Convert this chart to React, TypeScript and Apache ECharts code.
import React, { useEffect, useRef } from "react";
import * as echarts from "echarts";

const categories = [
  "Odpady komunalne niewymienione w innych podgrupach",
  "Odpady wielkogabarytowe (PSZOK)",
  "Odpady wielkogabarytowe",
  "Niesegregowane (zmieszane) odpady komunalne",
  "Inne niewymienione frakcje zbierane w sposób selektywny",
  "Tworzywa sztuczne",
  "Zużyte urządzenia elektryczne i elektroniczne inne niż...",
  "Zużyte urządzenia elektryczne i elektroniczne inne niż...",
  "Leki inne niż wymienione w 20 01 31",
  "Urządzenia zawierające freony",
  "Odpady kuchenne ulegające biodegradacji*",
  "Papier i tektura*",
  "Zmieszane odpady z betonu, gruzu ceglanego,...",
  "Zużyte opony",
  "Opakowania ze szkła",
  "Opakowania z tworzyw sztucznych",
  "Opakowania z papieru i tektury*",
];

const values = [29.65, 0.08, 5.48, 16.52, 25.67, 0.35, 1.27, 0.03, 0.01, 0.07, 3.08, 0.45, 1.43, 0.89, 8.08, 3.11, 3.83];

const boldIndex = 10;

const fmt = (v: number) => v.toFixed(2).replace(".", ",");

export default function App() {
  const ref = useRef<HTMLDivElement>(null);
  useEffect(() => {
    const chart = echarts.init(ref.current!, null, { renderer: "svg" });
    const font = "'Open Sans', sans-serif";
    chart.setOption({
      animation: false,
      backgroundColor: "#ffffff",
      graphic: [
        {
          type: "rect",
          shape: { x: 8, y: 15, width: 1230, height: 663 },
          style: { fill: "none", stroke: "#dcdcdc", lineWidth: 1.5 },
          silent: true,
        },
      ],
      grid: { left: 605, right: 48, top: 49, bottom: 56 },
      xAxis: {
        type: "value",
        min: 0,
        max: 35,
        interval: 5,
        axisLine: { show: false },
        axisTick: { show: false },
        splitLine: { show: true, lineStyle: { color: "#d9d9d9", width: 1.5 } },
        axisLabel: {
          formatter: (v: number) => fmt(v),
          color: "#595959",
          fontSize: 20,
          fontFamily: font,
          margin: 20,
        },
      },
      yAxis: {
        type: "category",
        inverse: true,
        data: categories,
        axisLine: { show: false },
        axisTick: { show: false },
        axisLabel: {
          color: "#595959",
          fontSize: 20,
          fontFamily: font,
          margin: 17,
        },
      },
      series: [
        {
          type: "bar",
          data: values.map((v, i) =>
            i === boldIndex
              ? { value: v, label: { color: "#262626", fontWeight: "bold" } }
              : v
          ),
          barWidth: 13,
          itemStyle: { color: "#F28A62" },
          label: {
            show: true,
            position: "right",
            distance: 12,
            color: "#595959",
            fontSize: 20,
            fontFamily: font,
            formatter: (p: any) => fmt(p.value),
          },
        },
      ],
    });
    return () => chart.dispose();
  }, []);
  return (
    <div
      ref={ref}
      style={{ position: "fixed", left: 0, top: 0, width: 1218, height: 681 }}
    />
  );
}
● ● ● ● ●
→ TASK DETAILS:
Reproduce the material in full, with no word added or dropped.

→ FULL SOLUTION:
Convert this chart to React, TypeScript and Apache ECharts code.
import React, { useEffect, useRef } from "react";
import * as echarts from "echarts";

const categories = [
  "Odpady komunalne niewymienione w innych podgrupach",
  "Odpady wielkogabarytowe (PSZOK)",
  "Odpady wielkogabarytowe",
  "Niesegregowane (zmieszane) odpady komunalne",
  "Inne niewymienione frakcje zbierane w sposób selektywny",
  "Tworzywa sztuczne",
  "Zużyte urządzenia elektryczne i elektroniczne inne niż...",
  "Zużyte urządzenia elektryczne i elektroniczne inne niż...",
  "Leki inne niż wymienione w 20 01 31",
  "Urządzenia zawierające freony",
  "Odpady kuchenne ulegające biodegradacji*",
  "Papier i tektura*",
  "Zmieszane odpady z betonu, gruzu ceglanego,...",
  "Zużyte opony",
  "Opakowania ze szkła",
  "Opakowania z tworzyw sztucznych",
  "Opakowania z papieru i tektury*",
];

const values = [29.65, 0.08, 5.48, 16.52, 25.67, 0.35, 1.27, 0.03, 0.01, 0.07, 3.08, 0.45, 1.43, 0.89, 8.08, 3.11, 3.83];

const boldIndex = 10;

const fmt = (v: number) => v.toFixed(2).replace(".", ",");

export default function App() {
  const ref = useRef<HTMLDivElement>(null);
  useEffect(() => {
    const chart = echarts.init(ref.current!, null, { renderer: "svg" });
    const font = "'Open Sans', sans-serif";
    chart.setOption({
      animation: false,
      backgroundColor: "#ffffff",
      graphic: [
        {
          type: "rect",
          shape: { x: 8, y: 15, width: 1230, height: 663 },
          style: { fill: "none", stroke: "#dcdcdc", lineWidth: 1.5 },
          silent: true,
        },
      ],
      grid: { left: 605, right: 48, top: 49, bottom: 56 },
      xAxis: {
        type: "value",
        min: 0,
        max: 35,
        interval: 5,
        axisLine: { show: false },
        axisTick: { show: false },
        splitLine: { show: true, lineStyle: { color: "#d9d9d9", width: 1.5 } },
        axisLabel: {
          formatter: (v: number) => fmt(v),
          color: "#595959",
          fontSize: 20,
          fontFamily: font,
          margin: 20,
        },
      },
      yAxis: {
        type: "category",
        inverse: true,
        data: categories,
        axisLine: { show: false },
        axisTick: { show: false },
        axisLabel: {
          color: "#595959",
          fontSize: 20,
          fontFamily: font,
          margin: 17,
        },
      },
      series: [
        {
          type: "bar",
          data: values.map((v, i) =>
            i === boldIndex
              ? { value: v, label: { color: "#262626", fontWeight: "bold" } }
              : v
          ),
          barWidth: 13,
          itemStyle: { color: "#F28A62" },
          label: {
            show: true,
            position: "right",
            distance: 12,
            color: "#595959",
            fontSize: 20,
            fontFamily: font,
            formatter: (p: any) => fmt(p.value),
          },
        },
      ],
    });
    return () => chart.dispose();
  }, []);
  return (
    <div
      ref={ref}
      style={{ position: "fixed", left: 0, top: 0, width: 1218, height: 681 }}
    />
  );
}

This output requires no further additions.